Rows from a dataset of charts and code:
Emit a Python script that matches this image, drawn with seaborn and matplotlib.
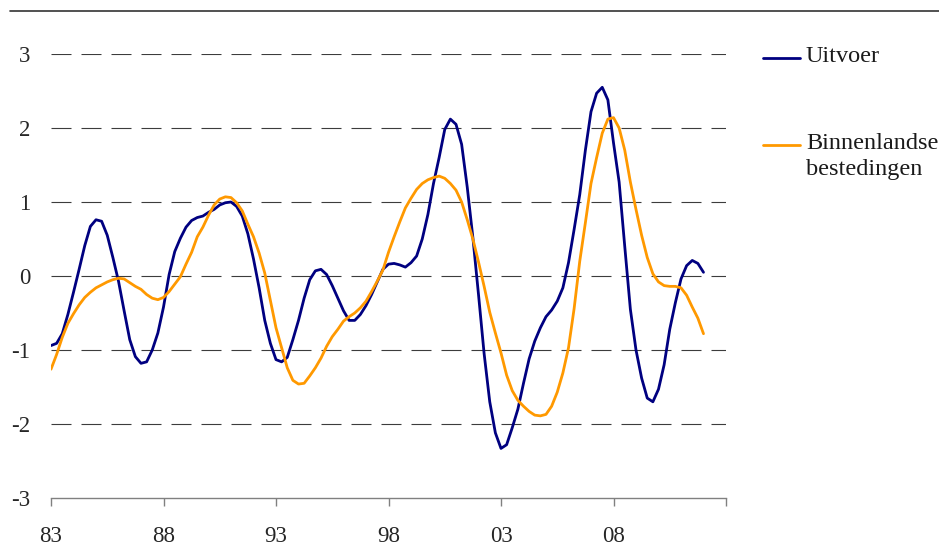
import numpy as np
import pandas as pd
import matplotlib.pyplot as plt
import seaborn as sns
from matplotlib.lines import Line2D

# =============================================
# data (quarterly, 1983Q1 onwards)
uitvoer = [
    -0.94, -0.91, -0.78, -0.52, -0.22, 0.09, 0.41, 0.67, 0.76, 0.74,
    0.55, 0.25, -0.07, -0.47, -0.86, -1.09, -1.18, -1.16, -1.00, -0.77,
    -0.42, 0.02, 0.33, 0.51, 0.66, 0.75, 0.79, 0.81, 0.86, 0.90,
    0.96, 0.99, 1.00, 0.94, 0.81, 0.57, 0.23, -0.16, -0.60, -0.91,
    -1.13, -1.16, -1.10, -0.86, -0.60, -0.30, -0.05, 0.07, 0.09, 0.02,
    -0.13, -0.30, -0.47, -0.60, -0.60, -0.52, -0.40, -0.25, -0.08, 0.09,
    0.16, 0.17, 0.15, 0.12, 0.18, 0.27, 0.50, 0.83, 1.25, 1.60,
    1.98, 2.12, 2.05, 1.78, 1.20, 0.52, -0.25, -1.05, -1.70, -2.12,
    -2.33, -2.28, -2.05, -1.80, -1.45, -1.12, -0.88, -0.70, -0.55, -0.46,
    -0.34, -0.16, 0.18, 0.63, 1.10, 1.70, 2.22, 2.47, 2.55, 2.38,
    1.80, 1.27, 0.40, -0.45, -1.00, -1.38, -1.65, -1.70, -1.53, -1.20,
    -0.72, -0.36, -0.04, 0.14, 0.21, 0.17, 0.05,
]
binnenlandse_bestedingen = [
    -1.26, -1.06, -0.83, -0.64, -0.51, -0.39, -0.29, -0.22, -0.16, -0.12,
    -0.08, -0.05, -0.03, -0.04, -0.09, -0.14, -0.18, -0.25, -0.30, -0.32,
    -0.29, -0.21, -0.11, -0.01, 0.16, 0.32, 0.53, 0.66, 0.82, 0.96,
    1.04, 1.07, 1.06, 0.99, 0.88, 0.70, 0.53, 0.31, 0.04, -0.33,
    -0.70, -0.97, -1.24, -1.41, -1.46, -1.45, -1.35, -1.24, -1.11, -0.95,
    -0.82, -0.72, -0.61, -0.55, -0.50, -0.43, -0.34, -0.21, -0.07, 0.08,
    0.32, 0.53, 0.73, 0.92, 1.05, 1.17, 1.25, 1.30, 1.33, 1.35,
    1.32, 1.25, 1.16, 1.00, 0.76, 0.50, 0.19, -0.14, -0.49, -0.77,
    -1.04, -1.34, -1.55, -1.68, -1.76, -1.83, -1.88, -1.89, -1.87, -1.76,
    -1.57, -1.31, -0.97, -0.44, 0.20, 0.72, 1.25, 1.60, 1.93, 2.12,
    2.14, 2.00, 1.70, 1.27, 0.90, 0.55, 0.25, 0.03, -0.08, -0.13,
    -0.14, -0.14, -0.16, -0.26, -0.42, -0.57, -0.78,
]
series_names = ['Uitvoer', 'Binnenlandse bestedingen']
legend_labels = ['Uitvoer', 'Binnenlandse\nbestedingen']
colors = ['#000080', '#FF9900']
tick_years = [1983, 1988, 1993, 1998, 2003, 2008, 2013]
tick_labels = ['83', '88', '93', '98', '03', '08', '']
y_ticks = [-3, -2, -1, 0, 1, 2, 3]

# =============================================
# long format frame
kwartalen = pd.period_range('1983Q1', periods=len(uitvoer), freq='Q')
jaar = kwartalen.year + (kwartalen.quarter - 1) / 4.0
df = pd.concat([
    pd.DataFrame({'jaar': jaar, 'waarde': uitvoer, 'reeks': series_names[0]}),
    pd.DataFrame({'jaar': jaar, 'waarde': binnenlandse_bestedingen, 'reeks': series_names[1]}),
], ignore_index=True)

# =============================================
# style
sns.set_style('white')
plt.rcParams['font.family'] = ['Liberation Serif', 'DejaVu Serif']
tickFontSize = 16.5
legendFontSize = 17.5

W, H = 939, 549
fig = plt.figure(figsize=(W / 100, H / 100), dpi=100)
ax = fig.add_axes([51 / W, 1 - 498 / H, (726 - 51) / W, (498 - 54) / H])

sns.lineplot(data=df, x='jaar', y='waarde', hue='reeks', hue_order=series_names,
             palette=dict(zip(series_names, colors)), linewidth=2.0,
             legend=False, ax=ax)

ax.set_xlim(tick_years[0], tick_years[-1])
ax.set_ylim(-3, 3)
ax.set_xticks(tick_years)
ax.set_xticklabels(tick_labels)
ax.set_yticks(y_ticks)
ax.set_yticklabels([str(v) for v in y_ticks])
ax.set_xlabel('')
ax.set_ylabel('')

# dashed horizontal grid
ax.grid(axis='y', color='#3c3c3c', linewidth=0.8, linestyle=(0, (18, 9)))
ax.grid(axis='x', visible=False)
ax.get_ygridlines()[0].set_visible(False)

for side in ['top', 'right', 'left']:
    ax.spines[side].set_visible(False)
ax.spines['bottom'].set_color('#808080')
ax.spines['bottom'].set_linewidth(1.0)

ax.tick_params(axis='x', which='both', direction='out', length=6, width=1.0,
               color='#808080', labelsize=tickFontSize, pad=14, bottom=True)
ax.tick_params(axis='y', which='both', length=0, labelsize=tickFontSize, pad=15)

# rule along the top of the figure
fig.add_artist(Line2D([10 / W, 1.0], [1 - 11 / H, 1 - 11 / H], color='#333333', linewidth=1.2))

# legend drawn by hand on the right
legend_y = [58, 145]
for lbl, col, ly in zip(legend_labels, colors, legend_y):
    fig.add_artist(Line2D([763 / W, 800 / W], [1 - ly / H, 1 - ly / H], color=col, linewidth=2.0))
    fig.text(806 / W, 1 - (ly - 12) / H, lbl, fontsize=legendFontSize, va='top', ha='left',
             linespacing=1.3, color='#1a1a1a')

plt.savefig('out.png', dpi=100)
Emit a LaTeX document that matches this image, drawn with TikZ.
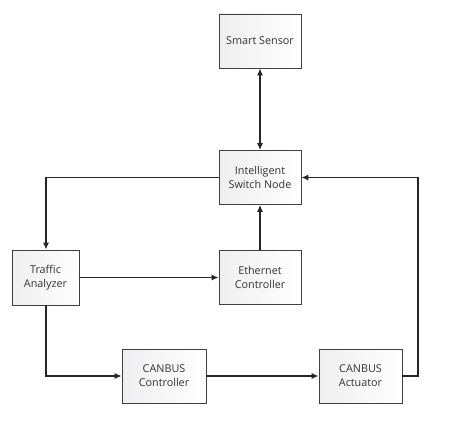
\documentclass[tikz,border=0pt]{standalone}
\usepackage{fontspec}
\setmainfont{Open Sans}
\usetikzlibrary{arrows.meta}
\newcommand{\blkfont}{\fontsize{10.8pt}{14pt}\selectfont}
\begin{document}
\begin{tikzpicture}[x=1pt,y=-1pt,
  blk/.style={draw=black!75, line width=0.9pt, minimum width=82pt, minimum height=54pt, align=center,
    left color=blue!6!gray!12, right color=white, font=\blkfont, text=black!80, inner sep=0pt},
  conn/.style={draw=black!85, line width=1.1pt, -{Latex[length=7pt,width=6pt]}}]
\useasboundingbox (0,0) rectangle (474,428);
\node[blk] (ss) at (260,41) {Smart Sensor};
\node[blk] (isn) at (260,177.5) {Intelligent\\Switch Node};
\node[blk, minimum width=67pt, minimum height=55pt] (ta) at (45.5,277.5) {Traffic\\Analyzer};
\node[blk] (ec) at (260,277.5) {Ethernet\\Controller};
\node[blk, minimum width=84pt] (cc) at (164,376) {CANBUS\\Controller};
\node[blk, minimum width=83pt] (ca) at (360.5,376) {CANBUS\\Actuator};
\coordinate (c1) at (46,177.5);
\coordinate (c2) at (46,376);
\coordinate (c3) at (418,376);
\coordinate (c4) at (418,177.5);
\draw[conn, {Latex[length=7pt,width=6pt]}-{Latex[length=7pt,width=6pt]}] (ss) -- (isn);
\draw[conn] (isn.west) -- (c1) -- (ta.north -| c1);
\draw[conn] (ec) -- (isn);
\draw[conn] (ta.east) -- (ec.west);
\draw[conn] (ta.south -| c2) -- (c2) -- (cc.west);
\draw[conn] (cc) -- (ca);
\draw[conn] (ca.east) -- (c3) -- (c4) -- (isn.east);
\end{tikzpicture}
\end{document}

§ **EXERCISE DESCRIPTION**
Copy only the part of the records that runs from the first line to the line with "from matplotlib.lines import Line2D", ends included, leaving pictures out.

§ **ANSWER TO THE EXERCISE**
Emit a Python script that matches this image, drawn with seaborn and matplotlib.
import numpy as np
import pandas as pd
import matplotlib.pyplot as plt
import seaborn as sns
from matplotlib.lines import Line2D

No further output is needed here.